J. Prüher and M. Šimandl, Bayesian Quadrature in Nonlinear Filtering, Informatics in Control, Automation and Robotics (ICINCO), 2015 12th International Conference on, 2015

All the Gaussian nonlinear sigma-point filters use some sort of numerical integration procedure to approximate moments of a Gaussian random variable undergoing nonlinear transformation. All the well-known sigma-point filters such as, UKF, CKF and GHKF, rely on a classical numerical quadrature formulas which are able to approximate the integral with zero error only if the nonlienearity is a polynomial. This is however rarely the case in practical situations, thus any quadrature ends up making errors which should be accounted for in the filering algorithm. The filters based on classical quadratures simply sweep this fact under the rug and pretend it does not exist.

In the paper, we design a Bayes-Hermite Kalman Filter (BHKF) which is based on alternative approach to numerical integration called Bayesian quadrature (BQ). BQ views numerical integration as statistical inference problem, where the integral is seen as a random variable. Variance of the integral then serves as a model of the integration error which can be used to inform the filtering algorithm about integration errors.

The experiment in the paper compares the root mean square error (RMSE) and non-credibility index (NCI) performance of the BHKF and the prominent sigma-point filters, such as CKF, UKF and GHKF. BHKF is shown to outperform all classical quadrature-based sigma-point filters in terms of both RMSE and NCI.
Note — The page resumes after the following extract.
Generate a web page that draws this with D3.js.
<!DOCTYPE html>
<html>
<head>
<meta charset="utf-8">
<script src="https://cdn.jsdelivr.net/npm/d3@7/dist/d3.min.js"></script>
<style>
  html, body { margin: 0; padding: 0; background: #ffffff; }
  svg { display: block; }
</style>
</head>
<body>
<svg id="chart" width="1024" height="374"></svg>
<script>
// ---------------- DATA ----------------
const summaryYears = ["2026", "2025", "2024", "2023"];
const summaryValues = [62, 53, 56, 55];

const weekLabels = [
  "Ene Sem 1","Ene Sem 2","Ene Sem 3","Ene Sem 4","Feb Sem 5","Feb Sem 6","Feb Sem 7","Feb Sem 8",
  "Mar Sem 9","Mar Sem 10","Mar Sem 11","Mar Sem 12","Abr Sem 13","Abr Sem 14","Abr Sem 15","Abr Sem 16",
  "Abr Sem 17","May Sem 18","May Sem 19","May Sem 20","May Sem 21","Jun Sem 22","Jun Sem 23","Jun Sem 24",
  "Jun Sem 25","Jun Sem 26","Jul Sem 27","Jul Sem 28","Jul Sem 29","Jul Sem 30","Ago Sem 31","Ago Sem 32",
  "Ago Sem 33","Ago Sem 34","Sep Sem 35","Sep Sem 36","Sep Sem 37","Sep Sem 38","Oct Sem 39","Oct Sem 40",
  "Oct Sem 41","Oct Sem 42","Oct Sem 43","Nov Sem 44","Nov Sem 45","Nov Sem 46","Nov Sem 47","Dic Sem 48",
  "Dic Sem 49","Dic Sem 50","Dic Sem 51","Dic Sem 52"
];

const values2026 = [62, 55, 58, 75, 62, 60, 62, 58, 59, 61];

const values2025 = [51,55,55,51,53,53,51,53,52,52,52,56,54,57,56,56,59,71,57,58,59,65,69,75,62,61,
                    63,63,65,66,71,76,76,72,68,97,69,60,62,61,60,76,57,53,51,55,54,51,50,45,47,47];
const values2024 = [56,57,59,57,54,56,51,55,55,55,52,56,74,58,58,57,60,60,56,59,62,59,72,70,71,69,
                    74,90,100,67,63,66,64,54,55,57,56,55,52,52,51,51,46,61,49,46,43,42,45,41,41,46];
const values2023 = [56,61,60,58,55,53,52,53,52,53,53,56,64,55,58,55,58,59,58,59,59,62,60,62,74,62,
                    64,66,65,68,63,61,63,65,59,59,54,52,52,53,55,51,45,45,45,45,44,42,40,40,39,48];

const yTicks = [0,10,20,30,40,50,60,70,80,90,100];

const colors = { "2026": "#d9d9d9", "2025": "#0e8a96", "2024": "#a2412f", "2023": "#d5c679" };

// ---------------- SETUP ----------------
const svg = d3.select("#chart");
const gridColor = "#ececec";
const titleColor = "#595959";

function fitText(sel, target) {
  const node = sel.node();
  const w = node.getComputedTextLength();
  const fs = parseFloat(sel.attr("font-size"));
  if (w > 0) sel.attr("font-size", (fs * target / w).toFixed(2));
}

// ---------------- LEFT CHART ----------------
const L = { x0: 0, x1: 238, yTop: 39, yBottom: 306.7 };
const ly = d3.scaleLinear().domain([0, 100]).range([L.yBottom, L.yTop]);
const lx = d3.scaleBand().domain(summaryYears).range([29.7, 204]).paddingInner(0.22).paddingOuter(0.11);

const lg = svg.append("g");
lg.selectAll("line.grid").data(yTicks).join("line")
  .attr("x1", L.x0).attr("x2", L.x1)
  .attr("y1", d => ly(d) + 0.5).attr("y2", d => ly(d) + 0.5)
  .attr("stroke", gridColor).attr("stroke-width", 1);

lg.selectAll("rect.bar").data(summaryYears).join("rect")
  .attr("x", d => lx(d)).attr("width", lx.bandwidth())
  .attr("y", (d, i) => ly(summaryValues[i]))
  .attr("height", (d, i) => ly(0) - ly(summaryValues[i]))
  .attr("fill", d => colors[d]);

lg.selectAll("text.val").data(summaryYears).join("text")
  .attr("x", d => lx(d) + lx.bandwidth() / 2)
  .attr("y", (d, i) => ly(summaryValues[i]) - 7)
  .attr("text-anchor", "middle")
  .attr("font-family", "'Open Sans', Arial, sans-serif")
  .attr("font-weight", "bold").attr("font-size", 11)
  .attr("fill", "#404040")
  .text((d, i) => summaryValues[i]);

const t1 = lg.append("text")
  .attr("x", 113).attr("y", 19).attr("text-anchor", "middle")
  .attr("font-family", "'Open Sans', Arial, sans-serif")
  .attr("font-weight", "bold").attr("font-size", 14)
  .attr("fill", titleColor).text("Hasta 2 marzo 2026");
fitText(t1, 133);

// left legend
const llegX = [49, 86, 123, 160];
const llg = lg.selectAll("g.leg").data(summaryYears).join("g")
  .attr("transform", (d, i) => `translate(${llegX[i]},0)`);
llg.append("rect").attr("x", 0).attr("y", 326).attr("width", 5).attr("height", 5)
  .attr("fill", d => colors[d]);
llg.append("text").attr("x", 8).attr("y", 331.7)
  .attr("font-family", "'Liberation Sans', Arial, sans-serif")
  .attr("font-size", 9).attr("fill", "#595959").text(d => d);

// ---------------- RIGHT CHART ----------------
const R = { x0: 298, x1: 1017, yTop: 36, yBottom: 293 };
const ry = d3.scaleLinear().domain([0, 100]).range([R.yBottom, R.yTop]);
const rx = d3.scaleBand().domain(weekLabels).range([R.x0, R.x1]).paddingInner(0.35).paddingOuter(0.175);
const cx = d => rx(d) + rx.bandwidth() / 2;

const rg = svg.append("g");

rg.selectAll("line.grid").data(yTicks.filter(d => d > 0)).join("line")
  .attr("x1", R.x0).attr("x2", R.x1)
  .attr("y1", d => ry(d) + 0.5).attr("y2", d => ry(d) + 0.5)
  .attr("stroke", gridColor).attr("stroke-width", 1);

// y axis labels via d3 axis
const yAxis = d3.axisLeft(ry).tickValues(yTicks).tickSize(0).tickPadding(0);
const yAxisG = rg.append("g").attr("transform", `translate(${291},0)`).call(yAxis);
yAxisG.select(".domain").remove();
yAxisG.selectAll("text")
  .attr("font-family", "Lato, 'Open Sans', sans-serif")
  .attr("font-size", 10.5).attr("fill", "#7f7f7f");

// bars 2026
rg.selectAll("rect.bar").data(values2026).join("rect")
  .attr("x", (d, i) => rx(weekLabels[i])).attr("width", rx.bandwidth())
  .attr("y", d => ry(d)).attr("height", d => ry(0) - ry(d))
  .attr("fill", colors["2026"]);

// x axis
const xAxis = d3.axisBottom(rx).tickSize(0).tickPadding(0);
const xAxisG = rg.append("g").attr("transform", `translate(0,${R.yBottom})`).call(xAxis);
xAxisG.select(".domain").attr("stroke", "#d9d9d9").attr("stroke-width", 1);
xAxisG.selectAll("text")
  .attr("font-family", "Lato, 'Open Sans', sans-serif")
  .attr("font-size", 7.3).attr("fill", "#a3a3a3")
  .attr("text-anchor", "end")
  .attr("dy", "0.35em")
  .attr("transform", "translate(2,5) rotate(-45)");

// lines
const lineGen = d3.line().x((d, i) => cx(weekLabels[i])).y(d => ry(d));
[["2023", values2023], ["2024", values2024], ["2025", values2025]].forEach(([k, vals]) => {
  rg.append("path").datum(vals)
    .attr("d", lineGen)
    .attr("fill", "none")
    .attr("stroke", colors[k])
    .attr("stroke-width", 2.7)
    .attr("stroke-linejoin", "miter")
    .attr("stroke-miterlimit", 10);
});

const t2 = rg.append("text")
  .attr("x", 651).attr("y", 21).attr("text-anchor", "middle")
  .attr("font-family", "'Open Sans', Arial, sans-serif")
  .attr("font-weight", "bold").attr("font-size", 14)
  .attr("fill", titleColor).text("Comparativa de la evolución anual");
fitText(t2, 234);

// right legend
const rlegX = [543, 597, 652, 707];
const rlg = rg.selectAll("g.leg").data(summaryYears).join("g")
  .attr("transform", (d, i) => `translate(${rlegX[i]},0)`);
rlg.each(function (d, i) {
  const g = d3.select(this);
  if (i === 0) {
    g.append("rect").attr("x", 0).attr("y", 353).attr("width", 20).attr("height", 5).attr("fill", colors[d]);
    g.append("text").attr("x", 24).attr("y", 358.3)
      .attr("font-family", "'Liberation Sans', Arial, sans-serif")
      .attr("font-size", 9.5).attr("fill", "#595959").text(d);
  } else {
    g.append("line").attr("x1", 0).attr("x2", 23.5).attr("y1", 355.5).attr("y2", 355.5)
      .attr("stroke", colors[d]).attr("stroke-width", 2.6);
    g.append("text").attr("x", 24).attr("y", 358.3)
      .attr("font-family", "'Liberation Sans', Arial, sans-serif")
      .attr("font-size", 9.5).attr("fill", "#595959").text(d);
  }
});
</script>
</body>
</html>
The script icinco_demo.py contains two main functions:

  • rmse_nci_tables(): generates the RMSE and NCI tables comparing BHKF filter performance with classical sigma-point filters.
  • hypers_demo(): generates figure showing dependece of filter RMSE and NCI performance on the lengthscale kernel hyper-parameters.

Launching the script by

python icinco_demo.py

will run both functions, print the tables in terminal and plot the figure.